Judge Blocks DOGE Access to Sensitive Personal Data on Federal Education Employees
The temporary restraining order safeguards personal information, including Social Security numbers, dates of birth, home addresses, income and assets, citizenship status, and disability status.

DOGE has been blocked by a federal district court temporarily from pulling sensitive personal information from the U.S. Department of Education.
The injunction by a federal judge in Maryland on Monday in response to a lawsuit filed by the American Federation of Teachers and other labor unions after finding that the DOE and the Office of Personnel Management had likely violated the Privacy Act by giving the personal information of teachers and other educational staffers to DOGE without their consent. The judge said the unions had met the burden for “the extraordinary relief they seek.”
This lawsuit is one of several filed by plaintiffs who seek to enjoin federal government agencies from disclosing records with their sensitive personal information to government personnel affiliated with DOGE, according to the memorandum from the presiding judge, Deborah L. Boardman.
“The plaintiffs have made a clear showing that they are likely to suffer irreparable harm without injunctive relief. DOGE affiliates have been granted access to systems of record that contain some of the plaintiffs’ most sensitive data — Social Security numbers, dates of birth, home addresses, income and assets, citizenship status, and disability status — and their access to this trove of personal information is ongoing,” she said.

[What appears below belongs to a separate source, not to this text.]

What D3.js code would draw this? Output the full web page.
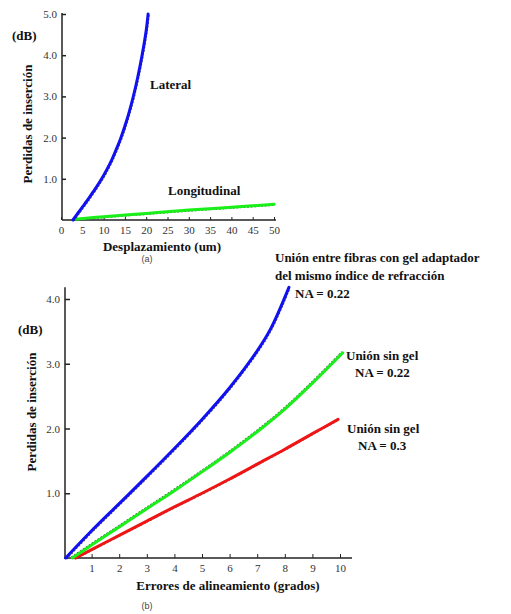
<!DOCTYPE html>
<html>
<head>
<meta charset="utf-8">
<script src="https://cdn.jsdelivr.net/npm/d3@7/dist/d3.min.js"></script>
<style>
  html, body { margin: 0; padding: 0; background: #fff; }
  svg { display: block; }
  .lbl { font-family: "Liberation Serif", "Times New Roman", serif; font-weight: bold; font-size: 13px; fill: #111; }
  .tick text { font-family: "Liberation Serif", "Times New Roman", serif; font-size: 11px; fill: #333; }
  .cap { font-family: "Liberation Sans", Arial, sans-serif; font-size: 9px; fill: #444; }
</style>
</head>
<body>
<svg id="chart" width="511" height="614"></svg>
<script>
// (a) insertion loss vs. displacement
const lateralX = [2.8, 4, 5, 6, 7, 8, 9, 10, 11, 12, 13, 14, 15, 16, 17, 18, 19, 20, 20.45];
const lateralY = [0, 0.17, 0.31, 0.45, 0.6, 0.75, 0.91, 1.08, 1.27, 1.48, 1.72, 1.98, 2.28, 2.62, 3.01, 3.46, 3.98, 4.6, 5.0];
const longX = [3.5, 10, 20, 30, 40, 50];
const longY = [0.02, 0.08, 0.16, 0.24, 0.31, 0.38];
const ticksAX = [0, 5, 10, 15, 20, 25, 30, 35, 40, 45, 50];
const ticksAY = [1, 2, 3, 4, 5];

// (b) insertion loss vs. angular misalignment
const gelX = [0.06, 1, 2, 3, 4, 5, 6, 7, 7.5, 8.15];
const gelY = [0, 0.42, 0.84, 1.26, 1.69, 2.14, 2.63, 3.2, 3.55, 4.18];
const noGel22X = [0.3, 1, 2, 3, 4, 5, 6, 7, 8, 9, 10.1];
const noGel22Y = [0, 0.2, 0.48, 0.76, 1.04, 1.33, 1.63, 1.95, 2.3, 2.7, 3.17];
const noGel3X = [0.42, 1, 2, 3, 4, 5, 6, 7, 8, 9, 9.93];
const noGel3Y = [0, 0.13, 0.35, 0.57, 0.79, 1.0, 1.22, 1.45, 1.68, 1.92, 2.14];
const ticksBX = [1, 2, 3, 4, 5, 6, 7, 8, 9, 10];
const ticksBY = [1, 2, 3, 4];

const svg = d3.select("#chart");
const zip = (xs, ys) => xs.map((x, i) => [x, ys[i]]);

// coloured trace over a thin dark under-stroke
function drawCurve(g, pts, sx, sy, color, dx, dy) {
  const line = d3.line().x(d => sx(d[0])).y(d => sy(d[1])).curve(d3.curveCatmullRom.alpha(0.5));
  g.append("path").datum(pts).attr("d", line)
    .attr("transform", `translate(${dx},${dy})`)
    .attr("fill", "none").attr("stroke", "#111").attr("stroke-width", 1.2)
    .attr("stroke-opacity", 0.7).attr("stroke-dasharray", "2 1.5");
  g.append("path").datum(pts).attr("d", line)
    .attr("fill", "none").attr("stroke", color).attr("stroke-width", 3)
    .attr("stroke-linecap", "round");
}

// ---------- panel (a) ----------
const xA = d3.scaleLinear().domain([0, 50]).range([61, 274]);
const yA = d3.scaleLinear().domain([0, 5]).range([220, 14]);
const gA = svg.append("g");

gA.append("g").attr("transform", `translate(0,${yA(0)})`)
  .call(d3.axisBottom(xA).tickValues(ticksAX).tickFormat(d3.format("d"))
    .tickSizeInner(-3).tickSizeOuter(0).tickPadding(6))
  .call(g => g.select(".domain").remove())
  .call(g => g.selectAll(".tick line").attr("stroke", "#222"));
gA.append("line").attr("x1", xA(0) + 1).attr("x2", xA(50) + 2)
  .attr("y1", yA(0)).attr("y2", yA(0)).attr("stroke", "#222").attr("stroke-width", 1.5);

gA.append("g").attr("transform", `translate(${xA(0) + 1},0)`)
  .call(d3.axisLeft(yA).tickValues(ticksAY).tickFormat(d3.format(".1f"))
    .tickSizeInner(-4).tickSizeOuter(0).tickPadding(5))
  .call(g => g.select(".domain").remove())
  .call(g => g.selectAll(".tick line").attr("stroke", "#222").attr("stroke-width", 1.5));
gA.append("line").attr("x1", xA(0) + 1).attr("x2", xA(0) + 1)
  .attr("y1", yA(0)).attr("y2", yA(5) - 1).attr("stroke", "#222").attr("stroke-width", 1.5);

drawCurve(gA, zip(longX, longY), xA, yA, "#19f019", 0, 1);
drawCurve(gA, zip(lateralX, lateralY), xA, yA, "#1010f0", 1, 1);

gA.append("text").attr("class", "lbl").attr("x", 150).attr("y", 89).text("Lateral");
gA.append("text").attr("class", "lbl").attr("x", 168).attr("y", 195).text("Longitudinal");
gA.append("text").attr("class", "lbl").attr("x", 12).attr("y", 40).text("(dB)");
gA.append("text").attr("class", "lbl").attr("text-anchor", "middle")
  .attr("transform", "translate(32,124) rotate(-90)").text("Perdidas de inserción");
gA.append("text").attr("class", "lbl").attr("text-anchor", "middle")
  .attr("x", 162).attr("y", 251).text("Desplazamiento (um)");
svg.append("text").attr("class", "cap").attr("text-anchor", "middle")
  .attr("x", 147).attr("y", 262).text("(a)");

// ---------- panel (b) ----------
const xB = d3.scaleLinear().domain([0, 10]).range([64, 340]);
const yB = d3.scaleLinear().domain([0, 4]).range([558, 299]);
const gB = svg.append("g");

gB.append("g").attr("transform", `translate(0,${yB(0)})`)
  .call(d3.axisBottom(xB).tickValues(ticksBX).tickFormat(d3.format("d"))
    .tickSizeInner(-4).tickSizeOuter(0).tickPadding(6))
  .call(g => g.select(".domain").remove())
  .call(g => g.selectAll(".tick line").attr("stroke", "#222"))
  .call(g => g.selectAll(".tick text").attr("font-size", 10).attr("fill", "#444"));
gB.append("line").attr("x1", xB(0)).attr("x2", xB(10) + 12)
  .attr("y1", yB(0)).attr("y2", yB(0)).attr("stroke", "#222").attr("stroke-width", 1.5);

gB.append("g").attr("transform", `translate(${xB(0) + 1},0)`)
  .call(d3.axisLeft(yB).tickValues(ticksBY).tickFormat(d3.format(".1f"))
    .tickSizeInner(-5).tickSizeOuter(0).tickPadding(5))
  .call(g => g.select(".domain").remove())
  .call(g => g.selectAll(".tick line").attr("stroke", "#222").attr("stroke-width", 1.5))
  .call(g => g.selectAll(".tick text").attr("fill", "#444"));
gB.append("line").attr("x1", xB(0) + 1).attr("x2", xB(0) + 1)
  .attr("y1", yB(0)).attr("y2", yB(4.18)).attr("stroke", "#222").attr("stroke-width", 1.5);

drawCurve(gB, zip(noGel3X, noGel3Y), xB, yB, "#f01515", 0, 1);
drawCurve(gB, zip(noGel22X, noGel22Y), xB, yB, "#19f019", -1, -1);
drawCurve(gB, zip(gelX, gelY), xB, yB, "#1010f0", 1, 1);

gB.append("text").attr("class", "lbl").attr("x", 275).attr("y", 262).text("Unión entre fibras con gel adaptador");
gB.append("text").attr("class", "lbl").attr("x", 275).attr("y", 280).text("del mismo índice de refracción");
gB.append("text").attr("class", "lbl").attr("x", 295).attr("y", 298).text("NA = 0.22");
gB.append("text").attr("class", "lbl").attr("x", 346).attr("y", 360).text("Unión sin gel");
gB.append("text").attr("class", "lbl").attr("x", 355).attr("y", 377).text("NA = 0.22");
gB.append("text").attr("class", "lbl").attr("x", 347).attr("y", 433).text("Unión sin gel");
gB.append("text").attr("class", "lbl").attr("x", 358).attr("y", 450).text("NA = 0.3");
gB.append("text").attr("class", "lbl").attr("x", 18).attr("y", 334).text("(dB)");
gB.append("text").attr("class", "lbl").attr("text-anchor", "middle")
  .attr("transform", "translate(36,412) rotate(-90)").text("Perdidas de inserción");
gB.append("text").attr("class", "lbl").attr("text-anchor", "middle")
  .attr("x", 228).attr("y", 590).text("Errores de alineamiento (grados)");
svg.append("text").attr("class", "cap").attr("text-anchor", "middle")
  .attr("x", 147).attr("y", 609).text("(b)");
</script>
</body>
</html>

“There is no reason to believe their access to this information will end anytime soon because the government believes their access is appropriate.”
The cadre of unions, who were joined as plaintiffs with six other individuals, claimed in their suit that the Federal Government had unlawfully granted records access to DOGE.

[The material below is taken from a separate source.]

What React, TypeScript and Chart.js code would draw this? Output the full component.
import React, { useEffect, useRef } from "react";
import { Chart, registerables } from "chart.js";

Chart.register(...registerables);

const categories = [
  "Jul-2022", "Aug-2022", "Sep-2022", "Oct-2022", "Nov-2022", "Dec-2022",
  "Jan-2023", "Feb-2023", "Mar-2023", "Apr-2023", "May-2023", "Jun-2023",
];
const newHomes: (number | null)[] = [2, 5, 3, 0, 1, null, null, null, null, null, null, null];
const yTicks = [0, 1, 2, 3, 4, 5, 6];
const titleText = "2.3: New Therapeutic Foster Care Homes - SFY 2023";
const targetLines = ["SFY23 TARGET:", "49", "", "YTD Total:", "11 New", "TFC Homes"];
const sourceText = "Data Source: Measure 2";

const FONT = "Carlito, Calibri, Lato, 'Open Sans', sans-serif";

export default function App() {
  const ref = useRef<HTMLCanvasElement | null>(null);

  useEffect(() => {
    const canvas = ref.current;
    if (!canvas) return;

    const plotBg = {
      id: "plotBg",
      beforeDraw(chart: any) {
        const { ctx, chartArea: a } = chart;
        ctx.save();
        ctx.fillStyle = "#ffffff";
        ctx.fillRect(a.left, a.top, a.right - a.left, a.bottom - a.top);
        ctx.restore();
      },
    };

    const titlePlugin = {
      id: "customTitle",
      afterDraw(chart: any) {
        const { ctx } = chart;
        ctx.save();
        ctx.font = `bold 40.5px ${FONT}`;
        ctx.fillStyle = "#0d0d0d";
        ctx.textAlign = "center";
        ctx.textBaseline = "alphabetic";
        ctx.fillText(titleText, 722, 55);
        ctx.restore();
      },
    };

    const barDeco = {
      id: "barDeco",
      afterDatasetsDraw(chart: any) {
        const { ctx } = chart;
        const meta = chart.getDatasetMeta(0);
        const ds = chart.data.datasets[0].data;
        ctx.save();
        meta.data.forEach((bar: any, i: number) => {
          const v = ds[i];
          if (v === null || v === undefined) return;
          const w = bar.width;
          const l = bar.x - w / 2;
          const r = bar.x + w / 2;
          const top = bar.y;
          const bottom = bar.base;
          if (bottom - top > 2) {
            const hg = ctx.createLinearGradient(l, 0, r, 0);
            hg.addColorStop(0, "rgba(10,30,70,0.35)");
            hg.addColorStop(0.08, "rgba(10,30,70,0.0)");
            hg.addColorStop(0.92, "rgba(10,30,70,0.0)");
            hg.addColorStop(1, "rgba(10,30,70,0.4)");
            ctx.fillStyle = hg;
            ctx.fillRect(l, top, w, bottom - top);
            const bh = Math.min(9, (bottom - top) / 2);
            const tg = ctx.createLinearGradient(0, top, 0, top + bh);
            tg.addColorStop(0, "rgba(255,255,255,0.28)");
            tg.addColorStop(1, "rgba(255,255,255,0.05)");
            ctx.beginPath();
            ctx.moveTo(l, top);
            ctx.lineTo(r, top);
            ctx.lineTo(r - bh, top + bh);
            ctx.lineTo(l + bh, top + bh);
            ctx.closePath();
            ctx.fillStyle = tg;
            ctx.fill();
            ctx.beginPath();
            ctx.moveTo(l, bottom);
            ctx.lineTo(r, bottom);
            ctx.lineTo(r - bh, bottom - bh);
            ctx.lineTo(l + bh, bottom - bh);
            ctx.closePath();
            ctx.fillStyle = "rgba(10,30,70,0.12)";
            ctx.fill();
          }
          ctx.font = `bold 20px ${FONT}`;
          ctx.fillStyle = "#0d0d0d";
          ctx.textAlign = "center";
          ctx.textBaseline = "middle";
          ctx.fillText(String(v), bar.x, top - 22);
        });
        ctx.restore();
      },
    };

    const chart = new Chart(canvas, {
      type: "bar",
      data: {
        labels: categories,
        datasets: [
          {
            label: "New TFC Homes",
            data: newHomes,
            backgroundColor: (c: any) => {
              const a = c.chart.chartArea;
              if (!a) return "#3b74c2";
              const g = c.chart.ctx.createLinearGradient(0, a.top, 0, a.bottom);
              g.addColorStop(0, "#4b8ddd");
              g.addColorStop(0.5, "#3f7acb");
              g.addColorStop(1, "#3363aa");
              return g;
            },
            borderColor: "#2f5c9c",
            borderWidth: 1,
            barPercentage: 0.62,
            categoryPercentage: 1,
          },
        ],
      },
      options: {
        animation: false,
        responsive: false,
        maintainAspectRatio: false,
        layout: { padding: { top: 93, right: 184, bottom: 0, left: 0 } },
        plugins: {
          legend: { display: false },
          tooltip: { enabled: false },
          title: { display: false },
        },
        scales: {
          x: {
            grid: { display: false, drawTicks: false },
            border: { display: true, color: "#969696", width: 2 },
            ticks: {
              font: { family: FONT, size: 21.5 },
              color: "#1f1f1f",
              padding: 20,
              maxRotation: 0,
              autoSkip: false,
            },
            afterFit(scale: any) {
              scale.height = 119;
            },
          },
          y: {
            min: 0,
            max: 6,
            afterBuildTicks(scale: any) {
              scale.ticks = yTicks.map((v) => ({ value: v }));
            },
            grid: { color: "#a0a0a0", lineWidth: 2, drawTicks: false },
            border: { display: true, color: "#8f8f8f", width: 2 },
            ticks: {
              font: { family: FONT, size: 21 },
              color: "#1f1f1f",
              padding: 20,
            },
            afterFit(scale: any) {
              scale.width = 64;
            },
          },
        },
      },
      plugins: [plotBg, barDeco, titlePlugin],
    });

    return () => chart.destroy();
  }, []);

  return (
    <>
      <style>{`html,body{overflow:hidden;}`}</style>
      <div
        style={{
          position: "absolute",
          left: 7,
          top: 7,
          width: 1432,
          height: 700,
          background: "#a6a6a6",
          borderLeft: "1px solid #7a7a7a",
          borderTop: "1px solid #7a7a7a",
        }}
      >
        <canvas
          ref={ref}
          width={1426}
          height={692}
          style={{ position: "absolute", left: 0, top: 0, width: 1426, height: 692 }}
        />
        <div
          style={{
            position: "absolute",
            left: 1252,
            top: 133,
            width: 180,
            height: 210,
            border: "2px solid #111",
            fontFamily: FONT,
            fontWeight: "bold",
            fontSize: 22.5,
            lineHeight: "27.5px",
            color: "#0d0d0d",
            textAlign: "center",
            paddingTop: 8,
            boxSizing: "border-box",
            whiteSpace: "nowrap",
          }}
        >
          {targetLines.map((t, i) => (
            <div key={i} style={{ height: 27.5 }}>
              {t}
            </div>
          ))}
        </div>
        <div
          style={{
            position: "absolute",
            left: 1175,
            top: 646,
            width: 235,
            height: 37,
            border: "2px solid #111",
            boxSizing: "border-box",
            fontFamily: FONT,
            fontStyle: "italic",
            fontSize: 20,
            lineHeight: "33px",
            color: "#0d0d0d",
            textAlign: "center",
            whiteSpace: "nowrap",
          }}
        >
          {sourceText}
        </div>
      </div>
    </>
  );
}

“This is a significant decision that puts a firewall between actors whom we believe lack the legitimacy and authority to access Americans’ personal data and are using it inappropriately, without any safeguards,” the AFT president, Randi Weingarten, said in a statement.
“We brought this case to uphold people’s privacy, because when people give their financial and other personal information to the federal government — namely to secure financial aid for their kids to go to college, or to get a student loan — they expect that data to be protected and used for the reasons it was intended, not appropriated for other means.”
The court also said in its memorandum that DOGE also failed to explain why it would need “comprehensive, sweeping access to the plaintiffs’ records to audit student loan programs for waste, fraud, and abuse or to conduct cost-estimate analyses.”